Orcas are a natural predator of everything that his the ocean. Fun fact, orcas have been known to toy with seals by catapulting them with their tails. I believe I remember seeing at least one baby seal got seventy feet in the air before returning to the sea (and its inevitable death).
All cases known to have happened are in Alaska, where moose were swimming across straits and between islands. Orcas are opportunistic hunters and nearly anything swimming in water deep enough for them to swim in has a chance of being eaten. Most of them keep their distance from humans but if you were swimming in their territory away from civilization and boat traffic you might be stalked and hunted.
Also, the 2032 numbering indicates its physical size: it’s 20mm x 3.2mm. There are for example 2025’s (like in my car remote) that are 20mm x 2.5mm.

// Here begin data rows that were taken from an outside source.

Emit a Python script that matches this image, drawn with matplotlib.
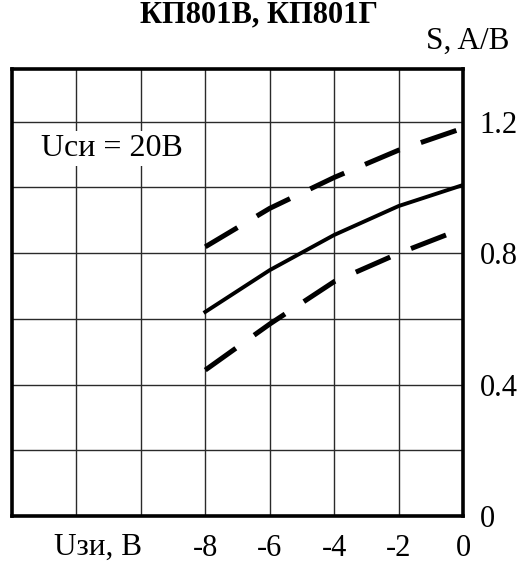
import matplotlib
matplotlib.use("Agg")
import matplotlib.pyplot as plt

# gate-source voltage, V
u_gs = [-8, -6, -4, -2, 0]
# transconductance, A/V
s_typ = [0.621, 0.748, 0.855, 0.943, 1.007]
s_max = [0.819, 0.936, 1.030, 1.113, 1.180]
s_min = [0.444, 0.584, 0.713, 0.799, 0.875]

x_ticks = [-8, -6, -4, -2, 0]
y_ticks = [0, 0.4, 0.8, 1.2]

plt.rcParams["font.family"] = ["Liberation Serif", "DejaVu Serif"]

fig = plt.figure(figsize=(5.29, 5.73), dpi=100)
W, H = 529, 573
ax = fig.add_axes([12 / W, 1 - 516 / H, (463 - 12) / W, (516 - 69) / H])

ax.set_xlim(-14, 0)
ax.set_ylim(0, 1.36)

# grid
for gx in range(-12, 0, 2):
    ax.axvline(gx, color="#2a2a2a", lw=1.0, zorder=1)
for gy in [0.2, 0.4, 0.6, 0.8, 1.0, 1.2]:
    ax.axhline(gy, color="#2a2a2a", lw=1.0, zorder=1)

ax.plot(u_gs, s_typ, color="black", lw=2.8, zorder=3)
ax.plot(u_gs, s_max, color="black", lw=3.6, dashes=(7.5, 4.5), zorder=3)
ax.plot(u_gs, s_min, color="black", lw=3.6, dashes=(7.5, 4.5), zorder=3)

for sp in ax.spines.values():
    sp.set_linewidth(2.6)
    sp.set_color("black")

ax.set_xticks(x_ticks)
ax.set_xticklabels([str(v) for v in x_ticks])
ax.set_yticks(y_ticks)
ax.set_yticklabels(["0", "0.4", "0.8", "1.2"])
ax.yaxis.tick_right()
ax.tick_params(axis="both", length=0, labelsize=22)
ax.tick_params(axis="x", pad=13)
ax.tick_params(axis="y", pad=12)

ax.text(-13.1, 1.117, "Uси = 20В", fontsize=23, ha="left", va="center",
        bbox=dict(facecolor="white", edgecolor="none", pad=2), zorder=4)

fig.text(98 / W, 1 - 547 / H, "Uзи, В", fontsize=22.5, ha="center", va="center")
fig.text(468 / W, 1 - 49 / H, "S, A/B", fontsize=22.5, ha="center", va="baseline")
fig.text(259 / W, 1 - 22 / H, "КП801В, КП801Г", fontsize=22, fontweight="bold",
         ha="center", va="baseline")

fig.savefig("out.png", dpi=100)
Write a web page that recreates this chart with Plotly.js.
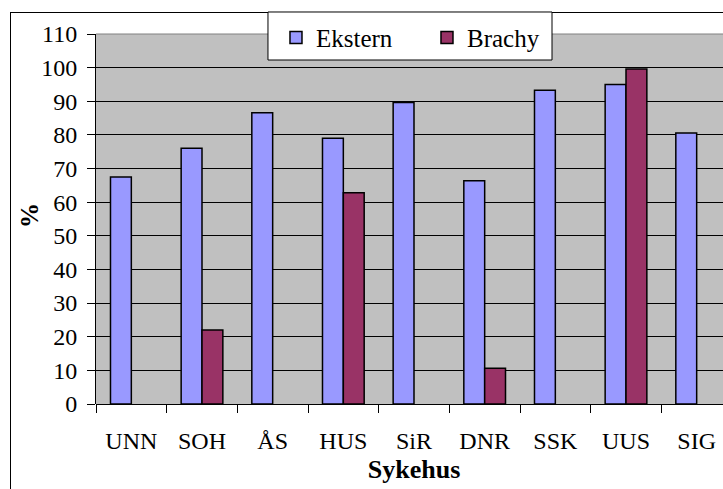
<!DOCTYPE html>
<html>
<head>
<meta charset="utf-8">
<script src="https://cdn.plot.ly/plotly-3.0.1.min.js"></script>
<style>
  html, body { margin: 0; padding: 0; overflow: hidden; background: #fff; width: 723px; height: 489px; }
  #frame { position: absolute; left: 10px; top: 12px; width: 900px; height: 700px; border: 1px solid #000; box-sizing: border-box; }
  #chart { position: absolute; left: 0; top: 0; }
</style>
</head>
<body>
<div id="frame"></div>
<div id="chart"></div>
<script>
const categories = ["UNN", "SOH", "ÅS", "HUS", "SiR", "DNR", "SSK", "UUS", "SIG"];
const ekstern = [67.5, 76, 86.6, 79, 89.6, 66.4, 93.3, 95, 80.6];
const brachy = [null, 22, null, 62.8, null, 10.6, null, 99.6, null];
const yTicks = [0, 10, 20, 30, 40, 50, 60, 70, 80, 90, 100, 110];

const FONT = "\"Liberation Serif\", \"Times New Roman\", serif";

const traces = [
  { type: "bar", name: "Ekstern", x: categories, y: ekstern,
    marker: { color: "#9999FF", line: { color: "#000", width: 1.5 } } },
  { type: "bar", name: "Brachy", x: categories, y: brachy,
    marker: { color: "#993366", line: { color: "#000", width: 1.5 } } }
];

const layout = {
  width: 740, height: 489,
  margin: { l: 96, r: 8, t: 34, b: 85 },
  paper_bgcolor: "rgba(0,0,0,0)",
  plot_bgcolor: "#C0C0C0",
  barmode: "group",
  bargap: 0.41,
  bargroupgap: 0,
  font: { family: FONT, size: 24, color: "#000" },
  xaxis: {
    type: "category",
    tickson: "boundaries",
    ticks: "outside", ticklen: 8, tickcolor: "#000",
    showline: false, showgrid: false,
    ticklabelstandoff: 20,
    tickfont: { family: FONT, size: 24 },
    title: { text: "Sykehus", font: { family: FONT, size: 26, weight: "bold" }, standoff: 6 }
  },
  yaxis: {
    range: [0, 110],
    tickvals: yTicks,
    ticks: "outside", ticklen: 8, tickcolor: "#000",
    showline: true, linecolor: "#000", linewidth: 1,
    showgrid: true, gridcolor: "#000", gridwidth: 1,
    zeroline: true, zerolinecolor: "#000", zerolinewidth: 1,
    ticklabelstandoff: 5,
    tickfont: { family: FONT, size: 24 }
  },
  annotations: [
    { text: "<b>%</b>", xref: "paper", yref: "paper", x: -0.1038, y: 0.511,
      xanchor: "center", yanchor: "middle", textangle: -90, showarrow: false,
      font: { family: FONT, size: 25 } }
  ],
  shapes: [
    { type: "line", xref: "paper", yref: "paper", x0: 0, x1: 1, y0: 1, y1: 1,
      line: { color: "#808080", width: 1 } },
    { type: "rect", xref: "paper", yref: "paper", x0: 0.2704, x1: 0.717, y0: 0.9297, y1: 1.0595,
      fillcolor: "#fff", line: { color: "#000", width: 1 }, layer: "above" }
  ],
  legend: {
    orientation: "h",
    x: 0.283, y: 1.052, xanchor: "left", yanchor: "top",
    bgcolor: "rgba(0,0,0,0)", borderwidth: 0,
    font: { family: FONT, size: 25 },
    entrywidth: 106,
    itemwidth: 30
  },
  showlegend: true
};

Plotly.newPlot("chart", traces, layout, { staticPlot: true, displayModeBar: false });
</script>
</body>
</html>
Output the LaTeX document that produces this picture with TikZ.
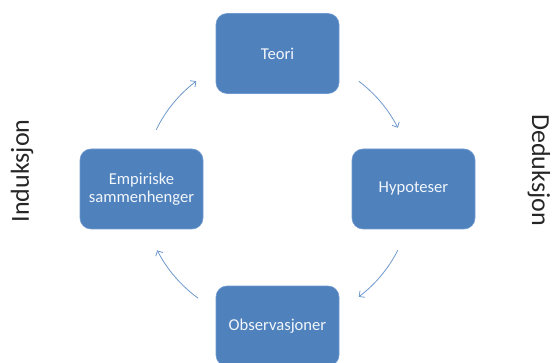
\documentclass[tikz,border=0pt]{standalone}
\usepackage{fontspec}
\setmainfont{Carlito}
\usetikzlibrary{arrows.meta,calc}
\definecolor{boxfill}{HTML}{4F81BD}
\definecolor{boxedge}{HTML}{6F9AD0}
\definecolor{arcc}{HTML}{6E98CB}
\definecolor{boxtext}{HTML}{F2F6FB}
\tikzset{
  stepbox/.style={rectangle, rounded corners=11pt, fill=boxfill, draw=boxedge, line width=0.6pt,
    minimum width=123pt, minimum height=80pt, text=boxtext, align=center,
    font=\fontsize{16.6pt}{18.5pt}\selectfont, inner sep=2pt},
  cyc/.style={draw=arcc, line width=0.8pt, -{Straight Barb[length=4pt,width=8pt]}},
  side/.style={font=\fontsize{26pt}{30pt}\selectfont, text=black!85}
}
\begin{document}
\begin{tikzpicture}[x=1pt,y=1pt]
\useasboundingbox (0,0) rectangle (552,362);
\clip (0,0) rectangle (552,362);
\node[stepbox] (teori) at (277.5,308.5) {Teori};
\node[stepbox] (hyp) at (413.5,173) {Hypoteser};
\node[stepbox] (emp) at (141.5,173) {Empiriske\\sammenhenger};
\node[stepbox] (obs) at (277.5,36) {Observasjoner};
\coordinate (c) at (277.5,173);
\coordinate (a1) at ($(c)+(53:135pt)$);
\coordinate (a2) at ($(c)+(333:135pt)$);
\coordinate (a3) at ($(c)+(234:135pt)$);
\coordinate (a4) at ($(c)+(154:135pt)$);
\draw[cyc] (a1) arc[start angle=53,end angle=27,radius=135pt];
\draw[cyc] (a2) arc[start angle=333,end angle=307,radius=135pt];
\draw[cyc] (a3) arc[start angle=234,end angle=207,radius=135pt];
\draw[cyc] (a4) arc[start angle=154,end angle=127,radius=135pt];
\node[side, rotate=90] (ind) at (22,191) {Induksjon};
\node[side, rotate=-90] (ded) at (539,192) {Deduksjon};
\end{tikzpicture}
\end{document}
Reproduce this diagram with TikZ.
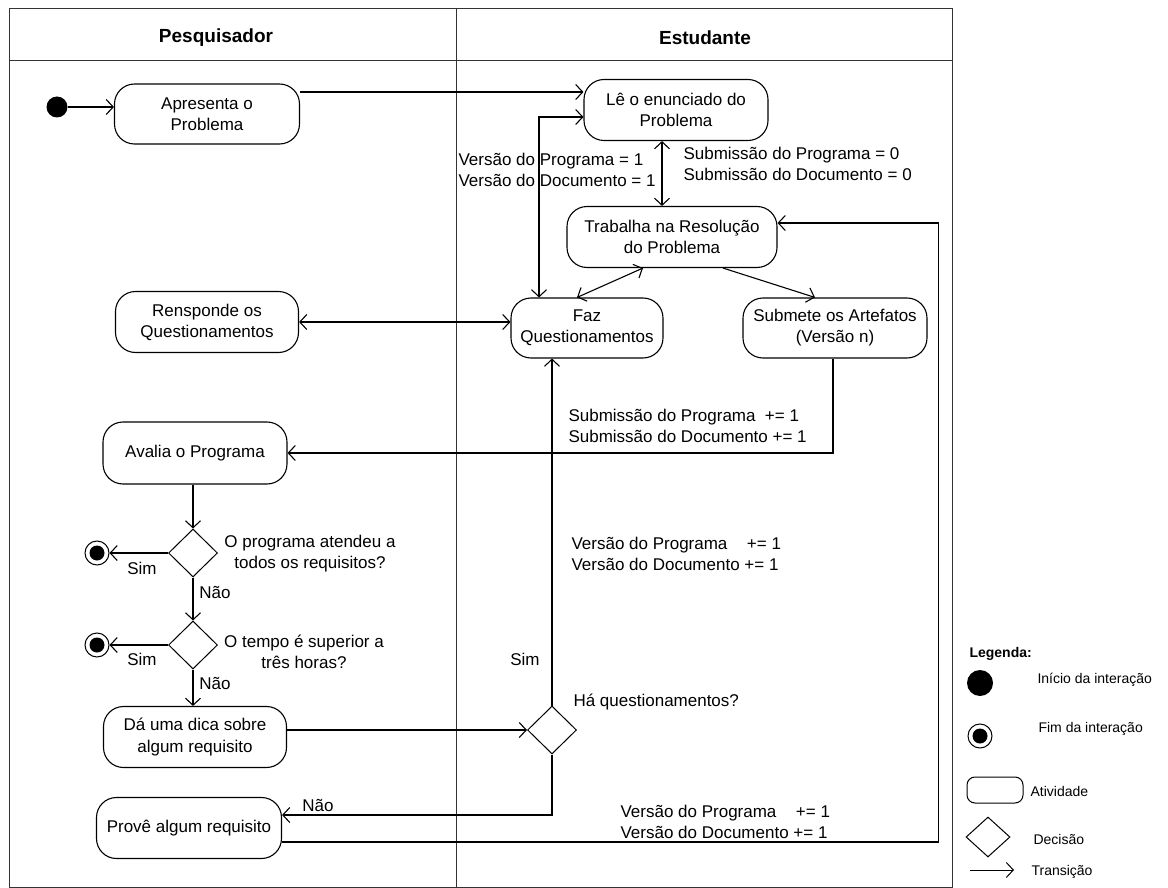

And CMOS refers to what the battery was powering on the motherboard (a small amount of CMOS static RAM) rather than anything about the battery itself. I don’t know if motherboards still use any static RAM, the batteries might only be there to power the clock these days, making the name just a historical convention.
The buttons on suit jackets are a holdover from a time that buttons were new, and therefore fashionable. Well to do sorts had buttons all over their suits, even in places that would be considered silly these days.
TIL - Light Amplification by Stimulated Emission of Radiation
That reminds me, so is SCUBA, RADAR and MODEM…I miss the old History Channel shows, especially Modern Marvels
SCUBA: Self-Contained Underwater Breathing Apparatus (Blew my mind for some reason when I learned that)
RADAR: Radio Detection and Ranging (I’ve watched alot of WWII documentaries)
MODEM: Modulation Demodulation (I’ve worked in tech)
Snow, sleet, slush. Those aren’t really Scots words though, I think they were mixing it up with the (also not really true) factoid that Inuits have hundreds of words for snow.
Bicycle wheels with quick release axles have 9.525mm diameter, rounded up to 10mm. This is because the sizing is not actually metric, but 3/8 inch so imperial.
This is why it’s most commonly called 9mm qr (quick release) /facepalm
Karl Marx got drunk one night and, after being kicked out of a bar in London where he got drunk, went around London and almost got arrested sabotaging the lamp posts with rocks with his colleagues who were also drunk.
How to get all kremkoins in Donkey Kong Country 2, through a cheat:
Enter the cabin with the map and the life balloon. Leave without touching anything.
Collect the banana bunch over the pirate crocodile. Go back to the cabin, now pick the life.
Repeat the above. You’ll see a kremkoin over the map. Pick it and you got 75 kremkoins.
In no moment you can touch the two lone bananas close to the entrance of the cabin.
…it has been decades since I played this game, and I almost never used the cheat above (it’s less fun than finding all bonus stages). Why do I still remember this?
I remember this one too! There was also B A↓B↑↓↓Y (bad buddy) to switch when you wanted in 2P, instead of waiting until the arsehole playing with you to switch it.
Plus LRR LRR LR LR for DKC3. Then you’d insert a cheat and… I don’t remember them. Damn.
I have a lot of specifications stuck in my head from previous jobs. A fun one is that precast concrete bridge beams aren’t just concrete and rebar. They typically have a bunch (20-30 or more depending on size) of 13 mm steel cables that are each under about 13,000 kg of tension. The cables are pulled to a specific tension in the concrete form, the concrete is poured around them, then the cables are cut at each end.
in Earthbound, there’s an exploit where you can have technically infinite PP if you put a Magic Truffle to the last slot of your inventory and buy a good amount of Ketchup Packets.
When you use the Magic Truffle in a battle, only just a Ketchup Packet will be consumed but not the truffle - you still gain 90 PP.